Trump’s Return Could Reignite Battle with Fed Chair Powell, Raising Inflation Fears
Source: Pool photo via AP
  • PublishedDecember 6, 2024

The looming return of Donald Trump to the White House is raising concerns about a renewed clash with Federal Reserve Chair Jerome Powell, potentially jeopardizing the Fed’s independence and fueling inflation, The Associated Press reports.

Trump’s past criticisms of Powell and his proposed economic policies have economists worried about a repeat of the tumultuous relationship that marked his first term.

During his first presidency, Trump repeatedly attacked Powell for maintaining interest rates he deemed too high.  This public pressure raised significant concerns about political interference in the central bank’s crucial role in managing the economy.  On Wednesday, Powell himself reiterated the Fed’s commitment to independence, emphasizing its responsibility to act “for the benefit of all Americans, not for any particular political party.”
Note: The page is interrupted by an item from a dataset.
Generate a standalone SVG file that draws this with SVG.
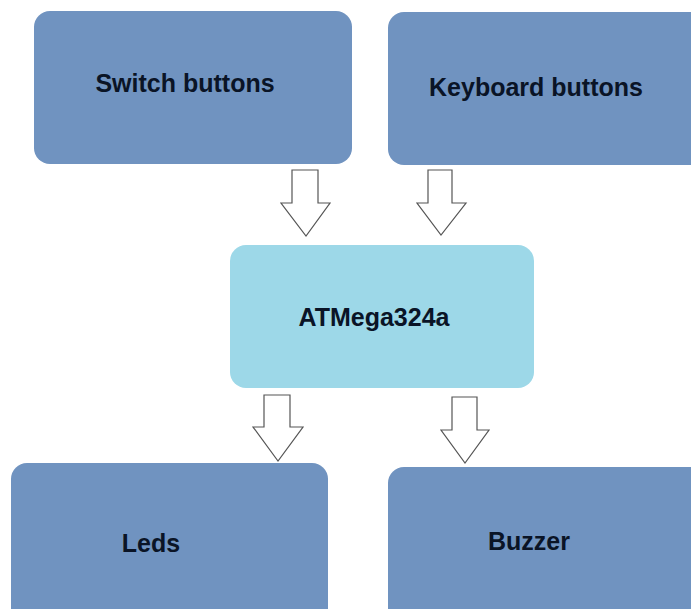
<svg xmlns="http://www.w3.org/2000/svg" width="691" height="609" viewBox="0 0 691 609">
<style>
.box{fill:#7093c0;}
.mcu{fill:#9dd8e8;}
.lbl{font-family:"Liberation Sans",Arial,sans-serif;font-weight:bold;font-size:25px;fill:#0a1426;text-anchor:middle;}
.arr{fill:#ffffff;stroke:#555555;stroke-width:1.2;stroke-linejoin:miter;}
</style>
<rect width="691" height="609" fill="#ffffff"/>
<g id="switch">
<rect class="box" x="34" y="11" width="318" height="153" rx="16"/>
<text class="lbl" x="185" y="92">Switch buttons</text>
</g>
<g id="keyboard">
<rect class="box" x="388" y="12" width="320" height="153" rx="16"/>
<text class="lbl" x="536" y="96">Keyboard buttons</text>
</g>
<g id="atmega">
<rect class="mcu" x="230" y="245" width="304" height="143" rx="16"/>
<text class="lbl" x="374" y="326">ATMega324a</text>
</g>
<g id="leds">
<rect class="box" x="11" y="463" width="317" height="170" rx="16"/>
<text class="lbl" x="151" y="552">Leds</text>
</g>
<g id="buzzer">
<rect class="box" x="388" y="467" width="320" height="170" rx="16"/>
<text class="lbl" x="529" y="550">Buzzer</text>
</g>
<g id="connectors">
<polygon class="arr" points="292,170 318,170 318,203 330,203 306,236 281,203 292,203"/>
<polygon class="arr" points="428,170 452,170 452,203 466,203 441,235 417,203 428,203"/>
<polygon class="arr" points="264,395 290,395 290,427 303,427 278,461 253,427 264,427"/>
<polygon class="arr" points="452,397 477,397 477,430 489,430 465,463 441,430 452,430"/>
</g>
</svg>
However, Trump’s proposed economic agenda – including significant tax cuts and steep tariffs – could directly conflict with the Fed’s mandate to control inflation. Economists warn that these policies, implemented in a near-full-capacity economy, could lead to a surge in inflation. This would force the Fed to raise interest rates, directly counteracting Trump’s promises of lower borrowing costs for American households.

While the Fed has recently begun cutting interest rates, the cuts may be more limited than previously anticipated, and their impact on consumer borrowing costs might be minimal. The Fed’s influence primarily affects short-term rates, while longer-term rates, like those affecting mortgages, are influenced by broader market forces and investor expectations.  This was evident earlier this year when a Fed rate cut failed to lower longer-term rates, which instead rose due to expectations of faster economic growth.
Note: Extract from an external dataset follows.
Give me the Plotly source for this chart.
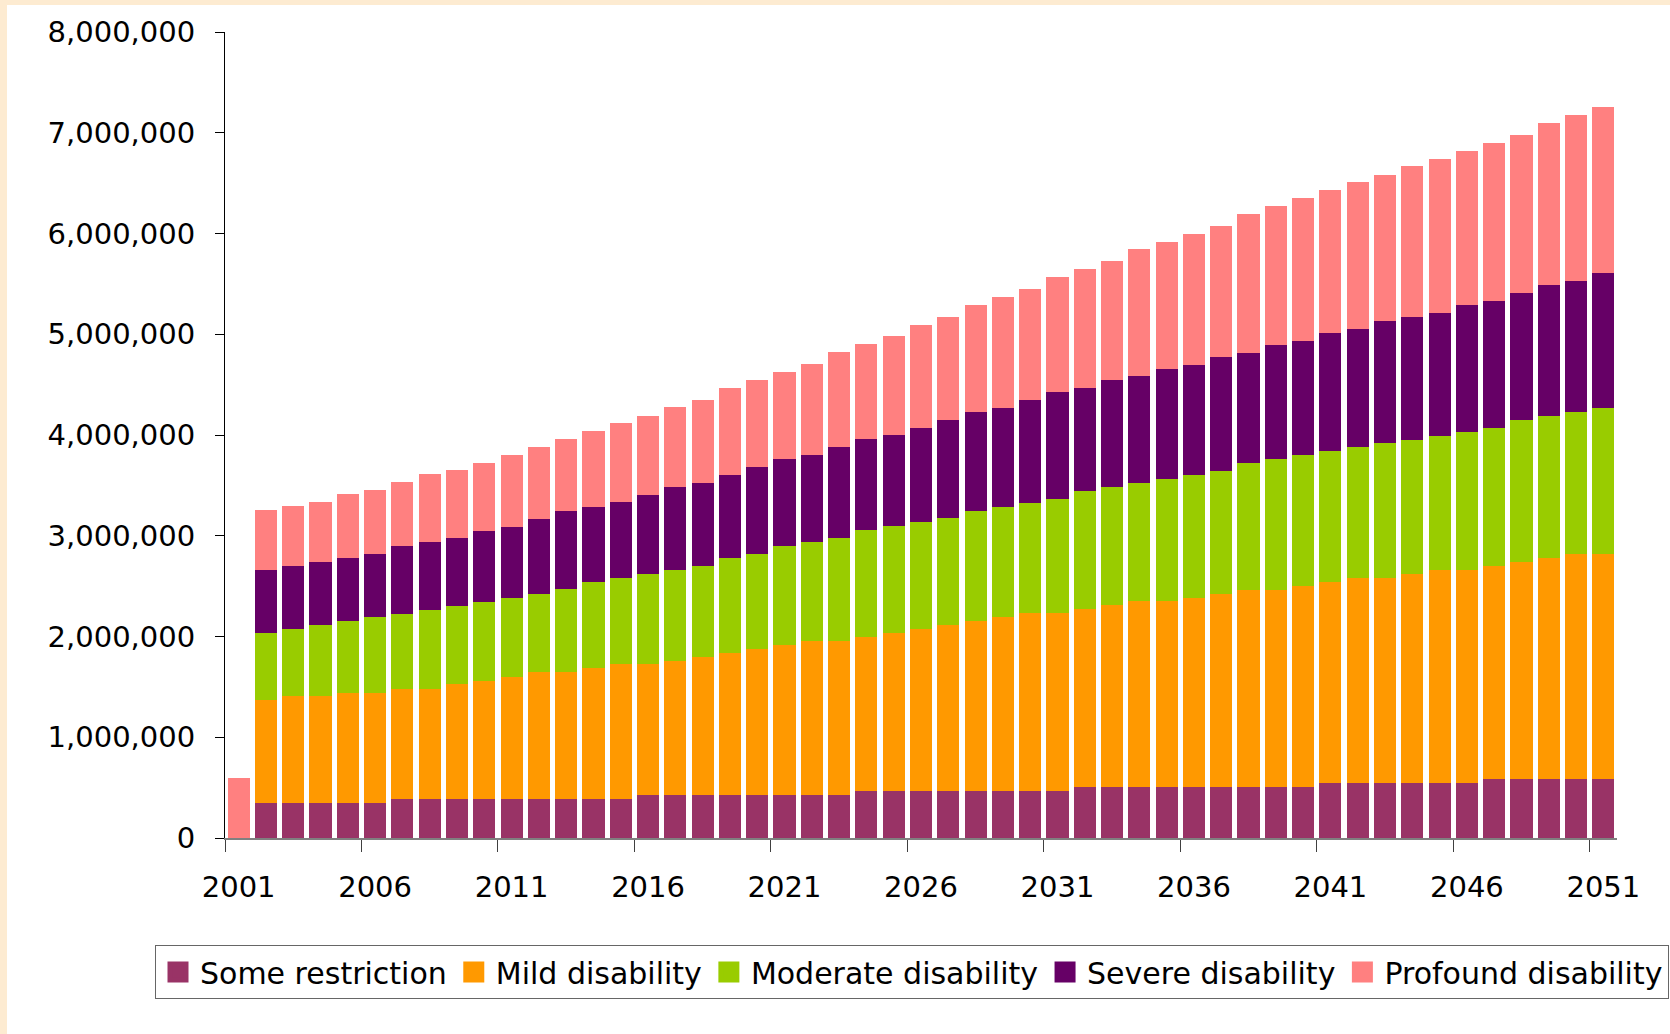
import plotly.graph_objects as go

# ---------------- data ----------------
years = list(range(2001, 2052))
tick_years = [2001, 2006, 2011, 2016, 2021, 2026, 2031, 2036, 2041, 2046, 2051]

some_restriction = [
    0, 351_000, 351_000, 351_000, 351_000, 351_000,
    387_000, 387_000, 387_000, 387_000, 387_000, 387_000, 387_000, 387_000, 387_000,
    427_000, 427_000, 427_000, 427_000, 427_000, 427_000, 427_000, 427_000,
    467_000, 467_000, 467_000, 467_000, 467_000, 467_000, 467_000, 467_000,
    506_000, 506_000, 506_000, 506_000, 506_000, 506_000, 506_000, 506_000, 506_000,
    549_000, 549_000, 549_000, 549_000, 549_000, 549_000,
    586_000, 586_000, 586_000, 586_000, 586_000,
]
mild = [
    0, 1_022_000, 1_062_000, 1_062_000, 1_089_000, 1_089_000, 1_093_000, 1_093_000,
    1_145_000, 1_172_000, 1_212_000, 1_265_000, 1_265_000, 1_304_000, 1_344_000,
    1_304_000, 1_331_000, 1_370_000, 1_410_000, 1_450_000, 1_490_000, 1_529_000,
    1_529_000, 1_529_000, 1_569_000, 1_608_000, 1_648_000, 1_688_000, 1_728_000,
    1_767_000, 1_767_000, 1_768_000, 1_808_000, 1_847_000, 1_847_000, 1_880_000,
    1_920_000, 1_960_000, 1_960_000, 2_000_000, 1_996_000, 2_036_000, 2_036_000,
    2_076_000, 2_115_000, 2_115_000, 2_118_000, 2_157_000, 2_197_000, 2_237_000,
    2_237_000,
]
moderate = [
    0, 663_000, 662_000, 702_000, 715_000, 755_000, 744_000, 784_000, 772_000,
    784_000, 784_000, 771_000, 821_000, 851_000, 851_000, 891_000, 903_000, 904_000,
    943_000, 943_000, 983_000, 983_000, 1_023_000, 1_063_000, 1_062_000, 1_063_000,
    1_063_000, 1_092_000, 1_092_000, 1_093_000, 1_132_000, 1_172_000, 1_172_000,
    1_172_000, 1_212_000, 1_219_000, 1_218_000, 1_258_000, 1_298_000, 1_297_000,
    1_298_000, 1_298_000, 1_338_000, 1_327_000, 1_328_000, 1_368_000, 1_368_000,
    1_408_000, 1_408_000, 1_407_000, 1_447_000,
]
severe = [
    0, 625_000, 626_000, 626_000, 625_000, 625_000, 676_000, 675_000, 675_000,
    706_000, 705_000, 745_000, 774_000, 745_000, 755_000, 784_000, 825_000, 824_000,
    825_000, 864_000, 864_000, 864_000, 904_000, 903_000, 904_000, 934_000, 973_000,
    983_000, 983_000, 1_023_000, 1_063_000, 1_023_000, 1_062_000, 1_063_000,
    1_092_000, 1_092_000, 1_133_000, 1_092_000, 1_132_000, 1_132_000, 1_172_000,
    1_172_000, 1_211_000, 1_222_000, 1_221_000, 1_261_000, 1_261_000, 1_261_000,
    1_301_000, 1_301_000, 1_341_000,
]
profound = [
    596_000, 596_000, 596_000, 596_000, 636_000, 636_000, 635_000, 676_000, 675_000,
    675_000, 715_000, 715_000, 715_000, 755_000, 784_000, 785_000, 794_000, 825_000,
    864_000, 864_000, 864_000, 904_000, 943_000, 944_000, 983_000, 1_022_000,
    1_023_000, 1_063_000, 1_102_000, 1_102_000, 1_142_000, 1_181_000, 1_182_000,
    1_261_000, 1_261_000, 1_301_000, 1_300_000, 1_381_000, 1_380_000, 1_420_000,
    1_420_000, 1_459_000, 1_450_000, 1_499_000, 1_530_000, 1_529_000, 1_569_000,
    1_569_000, 1_608_000, 1_649_000, 1_648_000,
]

series_names = ["Some restriction", "Mild disability", "Moderate disability",
                "Severe disability", "Profound disability"]
series_values = [some_restriction, mild, moderate, severe, profound]
series_colors = ["#993366", "#FF9900", "#99CC00", "#660066", "#FF8080"]

y_ticks = [0, 1_000_000, 2_000_000, 3_000_000, 4_000_000,
           5_000_000, 6_000_000, 7_000_000, 8_000_000]

FONT = "DejaVu Sans"

# ---------------- figure ----------------
fig = go.Figure()

for name, vals, col in zip(series_names, series_values, series_colors):
    fig.add_trace(go.Bar(
        x=years, y=vals, name=name, marker=dict(color=col, line=dict(width=0)),
        showlegend=False,
    ))

# legend entries with larger square swatches
for name, col in zip(series_names, series_colors):
    fig.add_trace(go.Scatter(
        x=[None], y=[None], mode="markers", name=name,
        marker=dict(symbol="square", size=16, color=col, line=dict(color=col, width=5)),
        showlegend=True,
    ))

W, H = 1670, 1034
ML, MR, MT, MB = 225, 53, 32, 196
PW, PH = W - ML - MR, H - MT - MB

fig.update_layout(
    width=W, height=H,
    margin=dict(l=ML, r=MR, t=MT, b=MB, autoexpand=False),
    paper_bgcolor="#FDEBD1",
    plot_bgcolor="white",
    barmode="stack",
    bargap=0.19,
    font=dict(family=FONT, size=29, color="#000000"),
    showlegend=True,
    legend=dict(
        orientation="h",
        x=(155 - ML) / PW, xanchor="left",
        y=-(945 - (H - MB)) / PH, yanchor="top",
        bgcolor="white", bordercolor="#666666", borderwidth=1,
        font=dict(family=FONT, size=30, color="#000000"),
        traceorder="normal",
        itemwidth=34,
    ),
    xaxis=dict(
        range=[2000.5, 2051.5],
        tickmode="array", tickvals=tick_years, ticktext=[str(t) for t in tick_years],
        ticks="", showgrid=False, zeroline=False,
        showline=True, linecolor="#808080", linewidth=2,
        ticklabelstandoff=22,
        minor=dict(tickmode="array", tickvals=[t - 0.5 for t in tick_years],
                   ticks="outside", ticklen=12, tickwidth=1, tickcolor="#404040"),
        tickfont=dict(family=FONT, size=29, color="#000000"),
    ),
    yaxis=dict(
        range=[0, 8_000_000],
        tickmode="array", tickvals=y_ticks, tickformat=",d",
        ticks="outside", ticklen=9, tickwidth=1, tickcolor="#000000",
        showline=True, linecolor="#000000", linewidth=1,
        showgrid=False, zeroline=False,
        ticklabelstandoff=14,
        tickfont=dict(family=FONT, size=29, color="#000000"),
    ),
    shapes=[dict(
        type="rect", xref="paper", yref="paper", layer="below",
        x0=(7 - ML) / PW, x1=(W + 20 - ML) / PW,
        y0=-(H + 20 - (H - MB)) / PH, y1=((H - MB) - 5) / PH,
        fillcolor="white", line=dict(width=0),
    )],
)

fig.write_html("out.html")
Furthermore, Trump’s proposed tax cuts could increase the national deficit, potentially driving up Treasury yields and consequently, mortgage rates.

The potential for conflict is deeply concerning. While occasional criticism of the Fed is not inherently problematic, persistent attacks could undermine its independence, a cornerstone of effective inflation control. Countries with independent central banks generally experience lower inflation rates. Even without direct interference, Trump’s criticism could erode confidence in the Fed’s ability to manage inflation, potentially triggering a self-fulfilling prophecy of higher prices.

Although Trump could attempt to fire Powell, legal experts believe such an action would likely face protracted legal challenges and could be detrimental to financial markets. Powell’s term extends until 2026, giving the White House an opportunity to nominate a new chair at that time. However, any perceived attempt to appoint a politically aligned successor could also negatively impact market confidence.

Historical precedent underscores the risks. President Richard Nixon’s pressure on the Fed in the 1970s contributed to the high inflation of that era. The relative absence of such political interference since the mid-1980s has been cited as a triumph of American governance. However, recent examples from countries like Turkey, where government interference led to soaring inflation, serve as a stark warning.